To-morrow will find fallen or not at all:

fallen, if the worst comes to the worst (as we have heard it always does), to a greatness in its decay and neglect more moving than the spick-and-span of a smart little subaltern of immortality. It is impossible to imagine how this titanic fragment can be trundled from age to age; nor is the future likely to have much time to spare from the production of domestic utensils which are so badly made that they must be continually replaced. _A la Recherche du Temps Perdu_ is not one of those things which are replaced, like the novel of the moment, but exactly what part of it is most likely to be saved the present cannot decide. There will always be some to follow the whole sweep of the Master’s gesture, which evokes the hours of adolescence flowering in the shade of girlhood and rebuilds the tormented cities of the plain; now stooping to dissect a snob or soaring to stroke a horizon, but never theatrical and never grandiose. Perhaps in the ray of this most intimate limelight we draw the greater part of our pleasure from the recognition of our own movements; the heirs of our sensibility will find there the original of many impulses which they accept as part of human nature.

EDGELL RICKWORD.

XXI

_A CASUIST IN SOULS_

Pater, who desired to find everywhere forces producing pleasurable sensations, “each of a more or less peculiar and unique kind,” says: “Few artists, not Goethe nor Byron even, work quite clearly, casting off all _débris_, and leaving us only what the heat of their imagination has wholly fused and transformed.” Has the heat of Proust’s imagination fused and transformed his material as Balzac and Rodin transformed and fused theirs? Are his characters creations? Has he the strange magical sense of that life in natural things, which is incommunicable? I think not; there is too much _débris_ in his prose which he has not cast off.

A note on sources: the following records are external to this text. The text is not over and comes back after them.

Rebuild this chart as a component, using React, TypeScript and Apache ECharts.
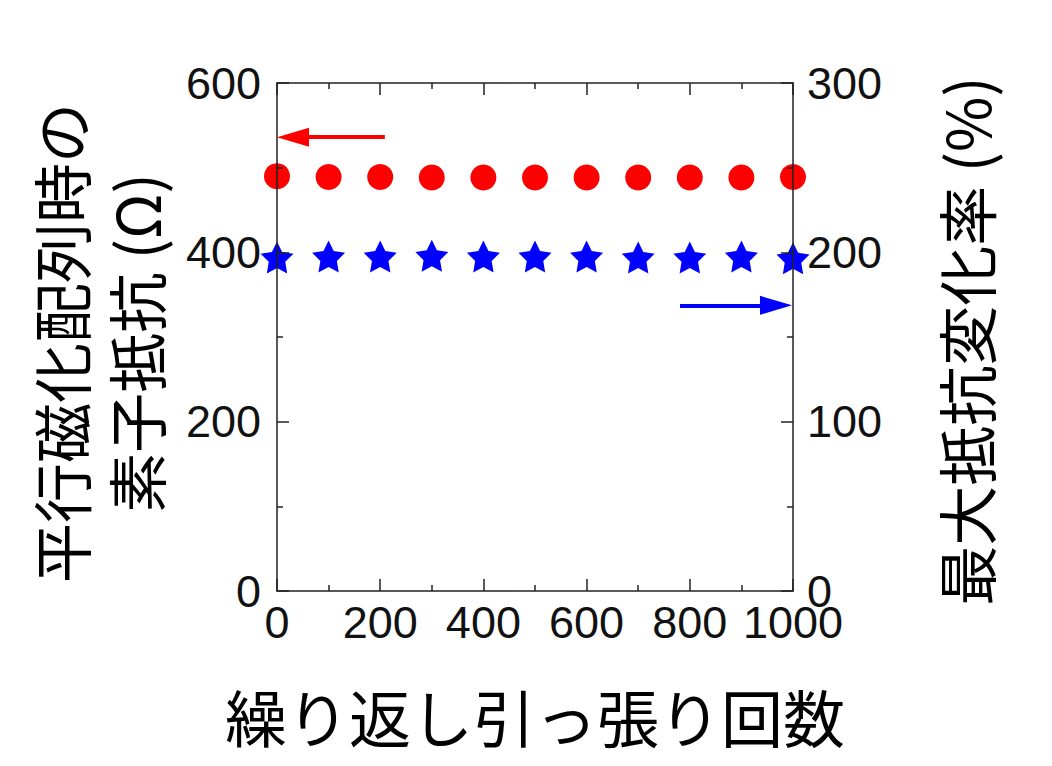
import React, { useEffect, useRef } from "react";
import * as echarts from "echarts";

const cycles = [0, 100, 200, 300, 400, 500, 600, 700, 800, 900, 1000];
const parallelResistance = [490, 489, 489, 488.5, 488.5, 488.5, 488.5, 488.5, 488.5, 488.5, 489];
const mrRatio = [197, 197.5, 197.5, 198, 197.5, 197.5, 197.5, 197, 197, 197.5, 196.5];

const xTicks = { min: 0, max: 1000, interval: 200 };
const leftTicks = { min: 0, max: 600, interval: 200 };
const rightTicks = { min: 0, max: 300, interval: 100 };

// arrow annotations (data coordinates)
const redArrow = { from: [209, 536], to: [31, 536] };
const blueArrow = { from: [781, 168.7], to: [967, 168.7] };

const xName = "繰り返し引っ張り回数";
const leftName = "平行磁化配列時の\n素子抵抗 (Ω)";
const rightName = "最大抵抗変化率 (%)";

const STAR =
  "path://M50 0 L64.69 29.78 L97.55 34.55 L73.78 57.73 L79.39 90.45 L50 75 L20.61 90.45 L26.22 57.73 L2.45 34.55 L35.31 29.78 Z";

const LATIN = "'Liberation Sans', Arial, 'Noto Sans CJK JP', sans-serif";
const AXIS_COLOR = "#222";

function axisCommon(showLabel: boolean, margin: number) {
  return {
    z: 10,
    axisLine: { show: true, onZero: false, lineStyle: { color: AXIS_COLOR, width: 1.5 } },
    axisTick: { show: true, inside: true, length: 12, lineStyle: { color: AXIS_COLOR, width: 1.5 } },
    minorTick: { show: true, splitNumber: 2, length: 6, lineStyle: { color: AXIS_COLOR, width: 1.5 } },
    splitLine: { show: false },
    minorSplitLine: { show: false },
    axisLabel: {
      show: showLabel,
      margin,
      fontFamily: LATIN,
      fontSize: 45,
      lineHeight: 45,
      color: "#111",
      formatter: (v: number) => String(v),
    },
  };
}

export default function App() {
  const ref = useRef<HTMLDivElement>(null);
  useEffect(() => {
    if (!ref.current) return;
    const chart = echarts.init(ref.current, undefined, { renderer: "svg" });
    const nameFont = "60px 'Noto Sans CJK JP', 'Liberation Sans', sans-serif";
    chart.setOption({
      animation: false,
      backgroundColor: "#fff",
      grid: { left: 277, top: 83, width: 516, height: 508, containLabel: false },
      xAxis: [
        { type: "value", position: "bottom", ...xTicks, ...axisCommon(true, 9) },
        { type: "value", position: "top", ...xTicks, ...axisCommon(false, 9) },
      ],
      yAxis: [
        { type: "value", position: "left", ...leftTicks, ...axisCommon(true, 16) },
        { type: "value", position: "right", ...rightTicks, ...axisCommon(true, 14) },
      ],
      series: [
        {
          type: "scatter",
          name: "平行磁化配列時の素子抵抗",
          xAxisIndex: 0,
          yAxisIndex: 0,
          data: cycles.map((c, i) => [c, parallelResistance[i]]),
          symbol: "circle",
          symbolSize: 26,
          itemStyle: { color: "#ff0000", opacity: 1 },
          markLine: {
            silent: true,
            symbol: ["none", "triangle"],
            symbolSize: [19, 32],
            label: { show: false },
            lineStyle: { color: "#ff0000", width: 4, type: "solid", opacity: 1 },
            data: [[{ coord: redArrow.from }, { coord: redArrow.to }]],
          },
        },
        {
          type: "scatter",
          name: "最大抵抗変化率",
          xAxisIndex: 0,
          yAxisIndex: 1,
          data: cycles.map((c, i) => [c, mrRatio[i]]),
          symbol: STAR,
          symbolSize: [33, 32],
          itemStyle: { color: "#0000ff", opacity: 1 },
          markLine: {
            silent: true,
            symbol: ["none", "triangle"],
            symbolSize: [19, 32],
            label: { show: false },
            lineStyle: { color: "#0000ff", width: 4, type: "solid", opacity: 1 },
            data: [[{ coord: blueArrow.from }, { coord: blueArrow.to }]],
          },
        },
      ],
      graphic: [
        {
          type: "text",
          x: 535,
          y: 716,
          style: {
            text: xName,
            font: "62px 'Noto Sans CJK JP', 'Liberation Sans', sans-serif",
            fill: "#000",
            align: "center",
            verticalAlign: "middle",
          },
        },
        {
          type: "text",
          x: 97,
          y: 343,
          rotation: Math.PI / 2,
          style: {
            text: leftName,
            font: nameFont,
            lineHeight: 75,
            fill: "#000",
            align: "center",
            verticalAlign: "middle",
          },
        },
        {
          type: "text",
          x: 964,
          y: 341,
          rotation: Math.PI / 2,
          style: { text: rightName, font: nameFont, fill: "#000", align: "center", verticalAlign: "middle" },
        },
      ],
    });
    return () => chart.dispose();
  }, []);
  return (
    <div
      ref={ref}
      style={{ position: "fixed", left: 0, top: 0, width: 1052, height: 766, background: "#fff" }}
    />
  );
}
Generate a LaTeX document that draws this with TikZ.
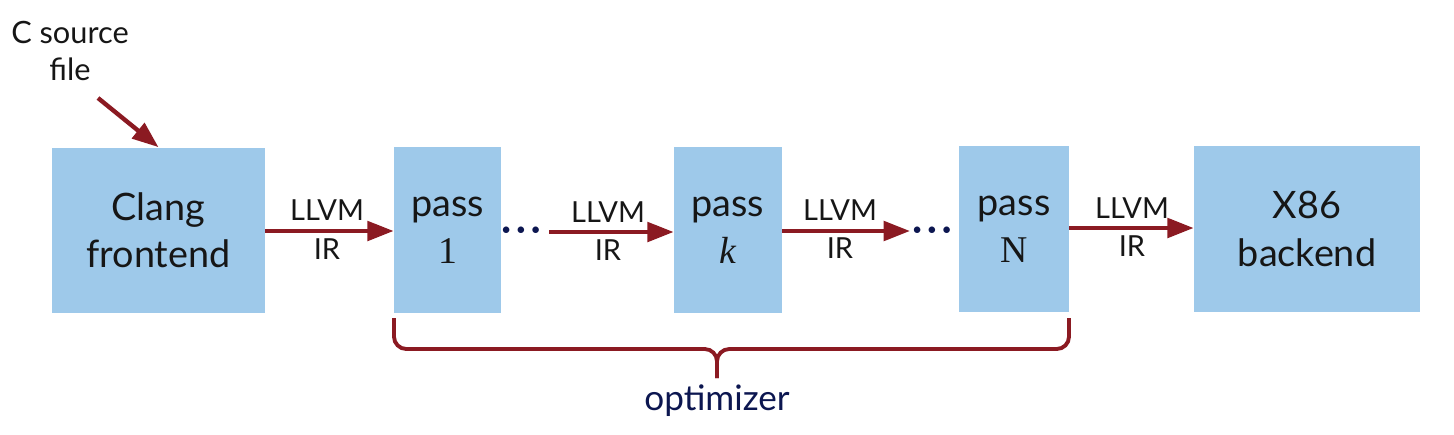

Proust’s books are the autobiography of a sensitive soul, for whom the visible world exists; only, he could never say with Gautier, “I am a man for whom the visible world exists”; for in this famous phrase he expresses his outlook on life, and his view of his own work: Gautier, who literally discovered descriptive prose, a painter’s prose by preference; who, in prose and in verse alike, is the poet of physical beauty, of the beauty of the exterior of things. Proust, with his adoration of beauty, gives one an equal sense of the beauty of exterior things and of physical beauty; with infinite carefulness, with infinite precautions, he gives one glimpses of occult secrets unknown to us, of our inevitable instincts, and, at times, of those icy ecstasies which Laforgue reveals in _Moralités légendaires_. Only, not having read books of mediaeval magic, he cannot assure us that the devil’s embraces are of a coldness so intense that it may be called, by an allowable figure of speech, fiery.

In his feverish attempt to explain himself to himself, his imaginary hero reminds me of Rousseau, who, having met Grimm and vexed Voltaire, was destined by his febrile and vehement character to learn in suffering what he certainly did not teach in song; who, being avid of misunderstandings, was forced by the rankling thorns of his jealousy to write his _Confessions_, in which he unburdens himself of the exasperation of all those eyes fixed upon him, driven, in spite of himself, to set about explaining himself to other people—a coward before his own conscience. There is no cowardice in the conscience of Proust’s hero; his utter shameless sincerity to the naked truth of things allows him “avec une liberté d’esprit” to compete, near the end of the last volume, in his unveiling of M. de Charlus, with the outspokenness of Restif de la Bretonne in _Monsieur Nicolas_.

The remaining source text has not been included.